When fourth-graders Max Morgan and Jordan Eshraghi first heard about their class joining in on a tree-planting project, the two friends were excited. They prepared themselves by seeking out more information.
“We watched a YouTube video about a guy who planted over 2 million trees to help the environment,” said Max.
“It was really inspiring,” added Jordan.
Max, Jordan and their schoolmates from 15 classes at Appleview Elementary School are helping to turn a nearby area of wooded land into an outdoor learning space. Each class has signed up for an hour of work at the site, a 2.5-acre parcel between Sparta Middle School and Appleview Elementary.
“Way back when the Native Americans lived here, there were birch, oak and white pine trees, but when farmers moved in and needed land to grow crops, many plants native to the area were taken out,” said retired Sparta elementary teacher Sue Blackall, explaining the reason for the planting project.
After the school purchased the property, woodlands started to regrow, but many native plants were still missing. This has caused difficulty for area wildlife, she said.
Now, students have been tasked with helping restore the land to its more natural habitat. The project for Appleview’s third- through fifth-graders is twofold: to plant small, native trees and shrubs, and then place wood chips around all the recently planted trees to help protect them as they mature.
“Not only is this a great opportunity for outside learning, during a time when we want to maximize those opportunities, it is providing an area for future years of learning as well.”— Appleview Elementary Principal Mike Birely
After a quick lesson in planting procedures, students went to work, digging holes, clearing out small rocks, adding rich soil to the clay and carefully planting the native trees. Each tree was then packed with soil, watered and surrounded with wood chips for protection. After each pair of students planted a tree, they helped distribute wood chips to other areas.
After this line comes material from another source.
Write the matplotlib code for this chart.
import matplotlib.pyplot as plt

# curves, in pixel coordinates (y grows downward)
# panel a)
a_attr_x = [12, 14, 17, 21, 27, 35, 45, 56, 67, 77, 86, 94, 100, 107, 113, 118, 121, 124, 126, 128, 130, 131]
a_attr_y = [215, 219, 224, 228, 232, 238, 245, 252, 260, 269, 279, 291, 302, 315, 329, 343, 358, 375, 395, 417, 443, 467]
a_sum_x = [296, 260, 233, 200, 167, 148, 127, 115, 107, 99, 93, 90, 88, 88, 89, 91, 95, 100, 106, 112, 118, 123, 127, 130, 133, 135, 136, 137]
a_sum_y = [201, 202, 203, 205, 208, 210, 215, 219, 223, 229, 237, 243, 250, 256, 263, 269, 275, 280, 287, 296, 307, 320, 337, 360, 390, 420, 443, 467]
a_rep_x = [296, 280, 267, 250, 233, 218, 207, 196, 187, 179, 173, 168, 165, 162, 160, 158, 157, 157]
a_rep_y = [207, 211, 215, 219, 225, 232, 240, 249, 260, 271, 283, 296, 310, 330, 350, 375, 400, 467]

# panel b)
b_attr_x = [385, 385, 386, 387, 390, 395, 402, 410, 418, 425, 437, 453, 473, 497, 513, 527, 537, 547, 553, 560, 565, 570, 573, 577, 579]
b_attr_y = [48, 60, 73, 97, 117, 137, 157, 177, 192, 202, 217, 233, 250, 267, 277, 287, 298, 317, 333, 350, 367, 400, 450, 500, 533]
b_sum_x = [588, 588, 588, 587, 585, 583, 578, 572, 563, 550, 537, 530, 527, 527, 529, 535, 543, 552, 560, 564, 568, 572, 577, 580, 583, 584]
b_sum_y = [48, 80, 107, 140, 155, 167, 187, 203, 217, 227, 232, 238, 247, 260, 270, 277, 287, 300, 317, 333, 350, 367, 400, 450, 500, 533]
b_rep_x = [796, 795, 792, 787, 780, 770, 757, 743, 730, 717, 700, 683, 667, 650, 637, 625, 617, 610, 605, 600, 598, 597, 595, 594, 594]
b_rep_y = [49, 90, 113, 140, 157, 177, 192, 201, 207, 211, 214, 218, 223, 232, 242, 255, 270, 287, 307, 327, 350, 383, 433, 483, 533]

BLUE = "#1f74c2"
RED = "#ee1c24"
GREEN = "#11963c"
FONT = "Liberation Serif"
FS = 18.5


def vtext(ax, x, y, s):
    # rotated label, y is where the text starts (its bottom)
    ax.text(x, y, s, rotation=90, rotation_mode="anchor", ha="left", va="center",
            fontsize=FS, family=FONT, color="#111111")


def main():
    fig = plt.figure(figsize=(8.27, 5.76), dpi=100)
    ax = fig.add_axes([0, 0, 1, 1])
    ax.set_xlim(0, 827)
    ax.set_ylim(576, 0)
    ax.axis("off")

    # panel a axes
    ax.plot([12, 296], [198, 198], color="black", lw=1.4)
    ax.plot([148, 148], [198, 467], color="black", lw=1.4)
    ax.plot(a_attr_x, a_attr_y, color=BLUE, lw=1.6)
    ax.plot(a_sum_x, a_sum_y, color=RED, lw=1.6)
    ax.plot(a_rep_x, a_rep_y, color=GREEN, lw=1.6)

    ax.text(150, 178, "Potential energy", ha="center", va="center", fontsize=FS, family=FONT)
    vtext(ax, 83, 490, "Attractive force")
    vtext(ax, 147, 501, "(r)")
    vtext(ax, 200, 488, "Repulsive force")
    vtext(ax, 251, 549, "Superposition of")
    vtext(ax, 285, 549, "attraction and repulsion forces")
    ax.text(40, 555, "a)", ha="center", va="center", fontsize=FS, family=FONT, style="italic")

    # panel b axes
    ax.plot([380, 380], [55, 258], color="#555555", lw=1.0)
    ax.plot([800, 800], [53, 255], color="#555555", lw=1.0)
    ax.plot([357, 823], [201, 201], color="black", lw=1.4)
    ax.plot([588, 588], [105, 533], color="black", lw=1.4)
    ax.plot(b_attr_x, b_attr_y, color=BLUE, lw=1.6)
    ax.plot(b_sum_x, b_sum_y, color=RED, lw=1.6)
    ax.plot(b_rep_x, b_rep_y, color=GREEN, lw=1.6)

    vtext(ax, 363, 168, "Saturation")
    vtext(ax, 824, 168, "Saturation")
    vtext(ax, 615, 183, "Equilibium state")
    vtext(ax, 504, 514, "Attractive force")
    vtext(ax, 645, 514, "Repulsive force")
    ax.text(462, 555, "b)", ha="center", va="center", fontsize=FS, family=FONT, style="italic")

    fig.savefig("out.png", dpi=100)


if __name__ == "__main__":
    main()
As they worked, the students chatted about environmental needs, doing their part and what they most enjoyed about the project.
“I really like smoothing the soil and wood chips around the trees, making them look really nice,” said student Aurelia Howell.
“I’m taking this seriously; it’s important,” another student told his planting partner.
And, after being told she would ruin her painted nails, one student said, “It’s OK. I don’t mind as long as we get this done.”
This student planting project is one of several Blackall has led at the site. Her primary goal is to restore the land with native plants and provide walking trails for educational exploration. She has enlisted the help of community volunteers, including local Boy Scout Troop 704, to plant large native white pines, birches and oaks to supplement the smaller ones planted by students.
According to Blackall, the planting projects have been accomplished at no cost to Sparta Area Schools. Grants from the Sparta Education Foundation and DTE Energy/MDNR Forestry provided the large trees and grants from Groundswell and Grand Valley State University provided 120 native shrubs.
Blackall is also in the process of writing more grant applications to obtain seedlings for a spring planting.
Appleview Principal Mike Birely is excited to see his students take ownership in both the land and the project.
“Not only is this a great opportunity for outside learning, during a time when we want to maximize those opportunities, it is providing an area for future years of learning as well,” he said.